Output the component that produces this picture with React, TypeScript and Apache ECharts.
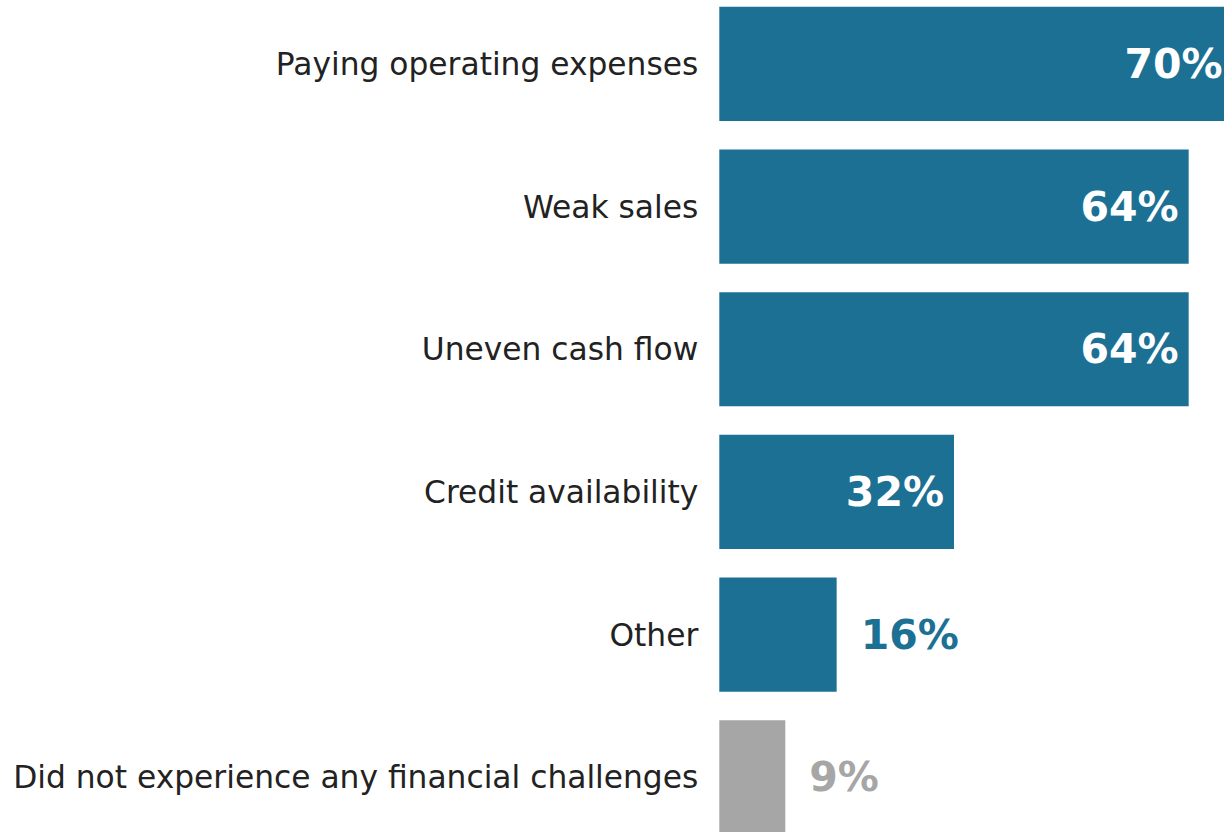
import React, { useEffect, useRef } from "react";
import * as echarts from "echarts";

const categories = [
  "Paying operating expenses",
  "Weak sales",
  "Uneven cash flow",
  "Credit availability",
  "Other",
  "Did not experience any financial challenges",
];
const values = [70, 64, 64, 32, 16, 9];
const noneCategory = "Did not experience any financial challenges";

const BLUE = "#1b7093";
const GRAY = "#a6a6a6";
const OFFSET_TOP = 20;

export default function App() {
  const ref = useRef<HTMLDivElement>(null);
  useEffect(() => {
    if (!ref.current) return;
    const chart = echarts.init(ref.current, undefined, { renderer: "svg" });
    const data = values.map((v, i) => {
      const isNone = categories[i] === noneCategory;
      const color = isNone ? GRAY : BLUE;
      const inside = v >= 30;
      return {
        value: v,
        itemStyle: { color },
        label: {
          show: true,
          position: inside ? "insideRight" : "right",
          distance: inside ? 10 : 24,
          color: inside ? "#ffffff" : color,
          formatter: "{c}%",
          fontFamily: "DejaVu Sans",
          fontWeight: "bold",
          fontSize: 41,
        },
      };
    });
    chart.setOption({
      animation: false,
      backgroundColor: "#ffffff",
      grid: {
        left: 719.3,
        top: -7.5 + OFFSET_TOP,
        width: 733.4,
        height: 856.2,
        containLabel: false,
      },
      xAxis: {
        type: "value",
        min: 0,
        max: 100,
        show: false,
        splitLine: { show: false },
      },
      yAxis: {
        type: "category",
        data: categories,
        inverse: true,
        axisLine: { show: false },
        axisTick: { show: false },
        axisLabel: {
          color: "#222222",
          fontFamily: "DejaVu Sans",
          fontSize: 31.3,
          margin: 21,
        },
      },
      series: [
        {
          type: "bar",
          data,
          barCategoryGap: "20%",
        },
      ],
    });
    return () => chart.dispose();
  }, []);
  return (
    <div
      style={{
        position: "fixed",
        left: 0,
        top: 0,
        width: 1224,
        height: 832,
        overflow: "hidden",
        background: "#ffffff",
      }}
    >
      <div
        ref={ref}
        style={{
          position: "absolute",
          left: 0,
          top: -OFFSET_TOP,
          width: 1500,
          height: 900,
        }}
      />
    </div>
  );
}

### Exercise
Please extract exactly the lines of the data, from the first through the line containing "const OFFSET_TOP = 20;", and add no pictures to the copy.

### Completed task
Output the component that produces this picture with React, TypeScript and Apache ECharts.
import React, { useEffect, useRef } from "react";
import * as echarts from "echarts";

const categories = [
  "Paying operating expenses",
  "Weak sales",
  "Uneven cash flow",
  "Credit availability",
  "Other",
  "Did not experience any financial challenges",
];
const values = [70, 64, 64, 32, 16, 9];
const noneCategory = "Did not experience any financial challenges";

const BLUE = "#1b7093";
const GRAY = "#a6a6a6";
const OFFSET_TOP = 20;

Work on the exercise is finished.